Can the Chancellor's Spring Statement optimism trickle down to the self-employed

When the Chancellor delivered his Autumn Budget, his announcements that productivity and economic growth would be downgraded sent a stark reminder that the UK’s economic recovery is far from complete. This afternoon, however, in his first Spring Statement, the Chancellor’s OBR forecasts painted a brighter picture.

In November, the Chancellor had to respond to some severe downgrades to the economic and fiscal forecasts; public sector borrowing was the only measure to be upgraded. Fast forward four months, however, and the Spring Statement offered breathing space with forecasts making more pleasing viewing.

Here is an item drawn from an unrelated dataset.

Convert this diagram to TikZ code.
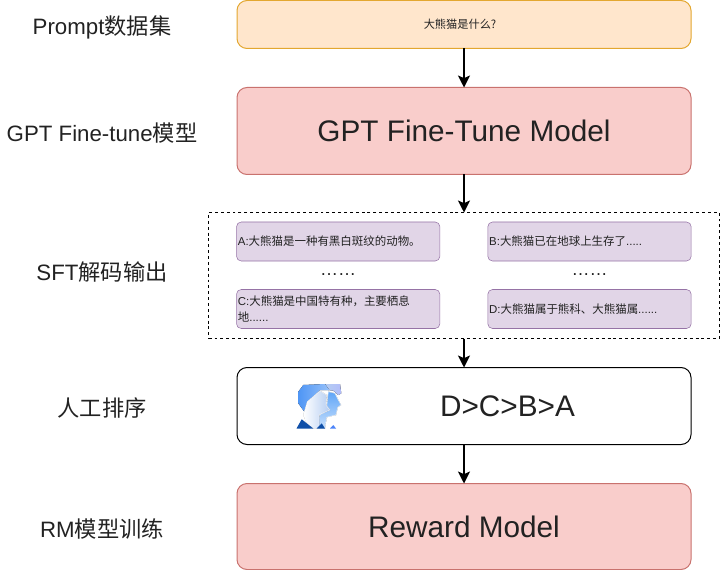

On economic growth, the OBR predicted that the UK will grow at 1.5 per cent in 2018 – up from the 1.4 per cent predicted in the Autumn – although this figure will be revised down to 1.3 per cent in 2019 and 2020. Whilst this upward growth revision over the next 12 months is clearly welcome, the rates still leave the UK at the bottom of the G7. The Chancellor will be hoping that, like 2017, the UK can surpass the expectations.

Since the UK voted to leave the EU, the UK’s rate of inflation has been above the Bank of England’s two per cent target and hit a high of 3.1 per cent in December 2017. Over the next 12 months, however, the OBR has predicted that inflation will fall to two per cent which means that workers will get a real wage increase.

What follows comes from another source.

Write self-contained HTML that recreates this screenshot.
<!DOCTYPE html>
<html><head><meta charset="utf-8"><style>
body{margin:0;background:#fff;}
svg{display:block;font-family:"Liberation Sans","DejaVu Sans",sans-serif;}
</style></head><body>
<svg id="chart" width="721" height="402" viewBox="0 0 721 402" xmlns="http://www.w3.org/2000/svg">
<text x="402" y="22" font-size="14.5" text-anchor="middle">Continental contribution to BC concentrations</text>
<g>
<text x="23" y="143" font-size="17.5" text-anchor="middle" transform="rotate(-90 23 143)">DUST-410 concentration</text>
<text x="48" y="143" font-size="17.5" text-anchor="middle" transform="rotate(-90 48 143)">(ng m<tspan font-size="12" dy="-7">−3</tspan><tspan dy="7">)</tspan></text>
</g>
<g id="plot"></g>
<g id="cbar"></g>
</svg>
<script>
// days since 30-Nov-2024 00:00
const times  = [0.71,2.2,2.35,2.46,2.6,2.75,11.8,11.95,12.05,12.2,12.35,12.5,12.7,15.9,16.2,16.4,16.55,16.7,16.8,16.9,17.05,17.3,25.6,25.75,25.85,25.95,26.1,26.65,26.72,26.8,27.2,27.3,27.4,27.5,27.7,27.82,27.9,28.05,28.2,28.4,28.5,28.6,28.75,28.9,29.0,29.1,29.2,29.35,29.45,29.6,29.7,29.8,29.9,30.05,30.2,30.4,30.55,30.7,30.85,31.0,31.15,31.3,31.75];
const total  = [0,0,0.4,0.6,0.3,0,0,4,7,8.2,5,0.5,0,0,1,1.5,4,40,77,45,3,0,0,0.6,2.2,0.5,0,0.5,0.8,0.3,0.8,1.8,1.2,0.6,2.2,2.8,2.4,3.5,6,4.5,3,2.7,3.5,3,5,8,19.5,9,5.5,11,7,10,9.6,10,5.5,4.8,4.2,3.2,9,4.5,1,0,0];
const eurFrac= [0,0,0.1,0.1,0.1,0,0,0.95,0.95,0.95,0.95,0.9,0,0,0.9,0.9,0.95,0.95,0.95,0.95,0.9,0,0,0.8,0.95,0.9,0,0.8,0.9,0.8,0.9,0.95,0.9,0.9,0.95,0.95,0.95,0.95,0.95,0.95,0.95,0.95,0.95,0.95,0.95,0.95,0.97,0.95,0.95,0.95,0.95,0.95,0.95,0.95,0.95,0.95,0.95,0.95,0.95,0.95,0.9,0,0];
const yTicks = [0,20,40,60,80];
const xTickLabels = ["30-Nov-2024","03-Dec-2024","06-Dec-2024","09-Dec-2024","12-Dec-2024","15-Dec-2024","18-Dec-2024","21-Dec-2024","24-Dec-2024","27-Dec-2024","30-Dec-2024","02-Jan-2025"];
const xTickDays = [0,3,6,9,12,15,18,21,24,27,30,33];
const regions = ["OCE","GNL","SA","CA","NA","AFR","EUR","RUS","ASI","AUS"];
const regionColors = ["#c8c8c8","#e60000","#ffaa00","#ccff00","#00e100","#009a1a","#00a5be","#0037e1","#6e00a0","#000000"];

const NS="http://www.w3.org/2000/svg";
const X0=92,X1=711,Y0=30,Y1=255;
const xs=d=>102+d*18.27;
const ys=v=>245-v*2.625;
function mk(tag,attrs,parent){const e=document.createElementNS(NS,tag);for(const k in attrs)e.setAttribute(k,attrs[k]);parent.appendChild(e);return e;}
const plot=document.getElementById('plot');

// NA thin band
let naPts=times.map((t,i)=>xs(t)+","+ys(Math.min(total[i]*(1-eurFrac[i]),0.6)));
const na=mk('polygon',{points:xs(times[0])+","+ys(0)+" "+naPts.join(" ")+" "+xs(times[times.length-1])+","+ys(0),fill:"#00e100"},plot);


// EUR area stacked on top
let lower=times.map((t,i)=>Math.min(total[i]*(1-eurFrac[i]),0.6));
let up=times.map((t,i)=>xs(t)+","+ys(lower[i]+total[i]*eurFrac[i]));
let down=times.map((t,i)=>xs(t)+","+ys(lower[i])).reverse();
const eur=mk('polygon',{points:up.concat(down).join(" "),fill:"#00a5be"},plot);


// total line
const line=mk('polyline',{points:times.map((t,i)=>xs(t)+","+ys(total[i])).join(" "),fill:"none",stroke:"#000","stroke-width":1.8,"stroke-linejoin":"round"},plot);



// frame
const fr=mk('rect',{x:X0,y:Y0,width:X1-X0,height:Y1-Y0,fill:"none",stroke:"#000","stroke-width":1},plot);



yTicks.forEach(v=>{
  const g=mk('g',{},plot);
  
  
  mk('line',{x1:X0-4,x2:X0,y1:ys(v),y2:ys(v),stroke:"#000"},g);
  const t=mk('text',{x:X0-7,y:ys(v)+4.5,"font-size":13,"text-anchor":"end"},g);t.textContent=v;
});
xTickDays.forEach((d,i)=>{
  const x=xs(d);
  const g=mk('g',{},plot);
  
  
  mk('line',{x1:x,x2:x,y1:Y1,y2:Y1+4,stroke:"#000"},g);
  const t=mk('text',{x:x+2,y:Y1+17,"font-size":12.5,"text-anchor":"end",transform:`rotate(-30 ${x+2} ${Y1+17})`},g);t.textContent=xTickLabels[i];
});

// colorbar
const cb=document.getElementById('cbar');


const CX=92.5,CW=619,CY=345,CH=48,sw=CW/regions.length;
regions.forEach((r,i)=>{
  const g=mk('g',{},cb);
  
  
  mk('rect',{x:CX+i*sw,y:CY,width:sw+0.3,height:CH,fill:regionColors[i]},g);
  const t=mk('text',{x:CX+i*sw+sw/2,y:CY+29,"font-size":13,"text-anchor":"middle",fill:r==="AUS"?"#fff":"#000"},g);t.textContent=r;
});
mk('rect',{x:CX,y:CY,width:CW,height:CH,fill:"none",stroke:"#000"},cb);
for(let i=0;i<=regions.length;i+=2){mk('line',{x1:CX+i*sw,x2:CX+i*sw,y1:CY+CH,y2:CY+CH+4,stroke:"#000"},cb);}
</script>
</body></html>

The Chancellor delivered more good news on the state of the UK’s public finances over the financial year, with borrowing expected to come in at £45.2 billion – compared to November’s forecast of £49.9 billion. This is partly a result of a strong January, when self-assessments are completed, and taxes paid by the self-employed.

Day-to-day government spending is set to be in surplus, with borrowing used to finance capital investment. Because of the declining public-sector borrowing, the debt to GDP ratio is set to fall from 85.6 per cent in 2017/18 to 77.9 per cent in 2021/22.

Whilst the OBR forecasts have given the Chancellor some breathing space, freelancers do not share the same level of optimism. In IPSE’s most recent Confidence Index, confidence in the UK economy had fallen to the second lowest levels on record while business confidence has remained at a consistently worrying level. Demand for freelance work has been falling since Q1 2017 while self-employment growth has also halted in 2018.

Freelancers have cited Brexit, the Government’s fiscal policy relating to freelancing and regulations relating to hiring freelancers as the top factors hitting their business confidence. And this could be compounded by the Spring Statement’s announcement that there would be a call for evidence relating to the VAT threshold.

Whilst the Spring Statement may have provided the Chancellor with some breathing space, it is worth remembering that the forecasts are still down compared to his Autumn Budget 2016. Hopefully, some of the Chancellor’s overall optimism can trickle down to the UK’s hard-working freelancers as they continue to drive the economy.